Вдоль стены мелькнула маленькая пестрая тень, и кошка-трехцветка приглашающе скользнула в проем черного хода. Я последовала за ней. Прошла почти на ощупь сквозь и выбралась в следующий двор. Такой же пустой, но гораздо более тесный.

Двор перегораживал кирпичный брандмауэр, огромный как «Титаник». Под ним располагалась помойка. А рядом аккуратными связками были сложены книги. В высоту человеческого роста. Десятки, сотни книг. Там была такая библиотека... Не только книги — казалось, здесь выпотрошили целую квартиру. Все было завалено старыми вещами. Тарелки с мелкими почти стертыми цветочками, диванные подушки, стулья, одежда, лампа, фотоальбомы. Я открыла ближайший. С желтой фотографии улыбнулась милая темноглазая женщина с косой вокруг головы. Со следующей смотрела она же, прислонившись к серьезному моряку. Я закрыла альбом и стала отбирать книги. Уже отложила в кучку Шварца, и сборник бытовой прозы XVIII века с историей Ваньки Каина, и Тютчева... Сзади раздался кашель и сиплое:

— Стихи не бери. Их не принимают.

Лиловый заросший бомж озабоченно разглядывал залежи. Я насторожилась. В сумке у меня не было даже кошелька, но родной череп мне нравится своей целостностью, и не хотелось бы ее терять. Впрочем, незнакомец, несмотря на то что был опухл, несколько излишне благоухал, и уж совсем излишне немыт, оказался джентльменом. Мало того что любезно достал верхние связки — он их со знанием дела рассортировал: что возьмут в букинистическом, а что нет. Я не стала его разубеждать. Вызвал одобрение пятитомник Чуковского, Дюма и Зощенко, а Тютчев, например, был забракован. «Стихи — они того... их вообще... не берут», — посетовал специалист.

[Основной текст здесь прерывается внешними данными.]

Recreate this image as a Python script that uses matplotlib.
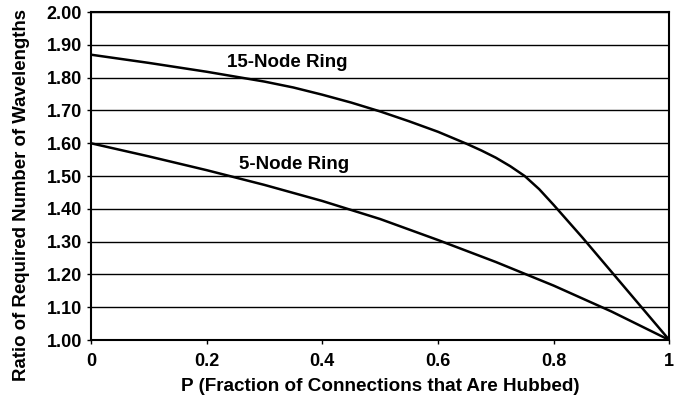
import numpy as np
import matplotlib.pyplot as plt

plt.rcParams['font.family'] = ['Liberation Sans', 'DejaVu Sans']
plt.rcParams['font.weight'] = 'bold'

# curve data
p15 = [0, 0.1, 0.2, 0.3, 0.35, 0.4, 0.45, 0.5, 0.55, 0.6, 0.65, 0.675, 0.7, 0.725, 0.75,
       0.775, 0.8, 0.85, 0.9, 0.95, 1.0]
r15 = [1.87, 1.845, 1.818, 1.788, 1.77, 1.748, 1.724, 1.697, 1.667, 1.635, 1.598, 1.578,
       1.556, 1.530, 1.500, 1.460, 1.412, 1.312, 1.208, 1.104, 1.00]
p5 = [0, 0.1, 0.2, 0.3, 0.4, 0.5, 0.6, 0.7, 0.8, 0.9, 1.0]
r5 = [1.60, 1.56, 1.518, 1.473, 1.424, 1.369, 1.305, 1.238, 1.166, 1.087, 1.00]

xticks = [0, 0.2, 0.4, 0.6, 0.8, 1]
xticklabels = ['0', '0.2', '0.4', '0.6', '0.8', '1']
yticks = np.round(np.arange(1.0, 2.01, 0.1), 2)

fig = plt.figure(figsize=(6.83, 4.01), dpi=100)
ax = fig.add_axes([0.133, 0.152, 0.847, 0.818])

for y in yticks:
    ax.axhline(y, color='black', lw=1.0, zorder=1)

ax.plot(p15, r15, color='black', lw=1.8, zorder=3)
ax.plot(p5, r5, color='black', lw=1.8, zorder=3)

ax.text(0.235, 1.845, '15-Node Ring', fontsize=13.5, fontweight='bold', va='center', ha='left')
ax.text(0.256, 1.535, '5-Node Ring', fontsize=13.5, fontweight='bold', va='center', ha='left')

ax.set_xlim(0, 1)
ax.set_ylim(1.0, 2.0)
ax.set_xticks(xticks)
ax.set_xticklabels(xticklabels)
ax.set_yticks(yticks)
ax.set_yticklabels([f'{v:.2f}' for v in yticks])
ax.tick_params(axis='both', labelsize=13, direction='out', length=3, width=1)
ax.tick_params(axis='x', pad=6)

for s in ax.spines.values():
    s.set_linewidth(1.5)

ax.set_xlabel('P (Fraction of Connections that Are Hubbed)', fontsize=13.6, fontweight='bold', labelpad=6)
fig.text(0.032, 0.514, 'Ratio of Required Number of Wavelengths', fontsize=13.4,
         fontweight='bold', rotation=90, ha='center', va='center')

fig.savefig('out.png', dpi=100)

Новый друг отрекомендовался дворником (хотя мне показалось, что это его греза) и на прощание хотел одарить пальто с меховым воротником из этой же кучи, несколько облезлым, но несомненно когда-то элегантным. Я подумала, что скромность украшает женщину, и отказалась.

— Откуда взялось все это добро? — спросила я на всякий случай, не ожидая, впрочем, ответа.

— Да померла жиличка, — ответил он невнятно, копаясь в вещах. — На третьем этаже одинокая старуха жила. Ну и померла. А новые владельцы евроремонт делают, вот и освободили площадь.

Я увидела в самой дальней куче «Очарованного странника». У меня есть Лесков, практически весь, но невозможно было оставить его там, у помойки. Я перегнулась через древнюю швейную машинку, на которой, должно быть, еще шили фижмы Елизавете Петровне, потянулась, достала Лескова, раскланялась с бомжом — и ушла, придерживая подбородком книги.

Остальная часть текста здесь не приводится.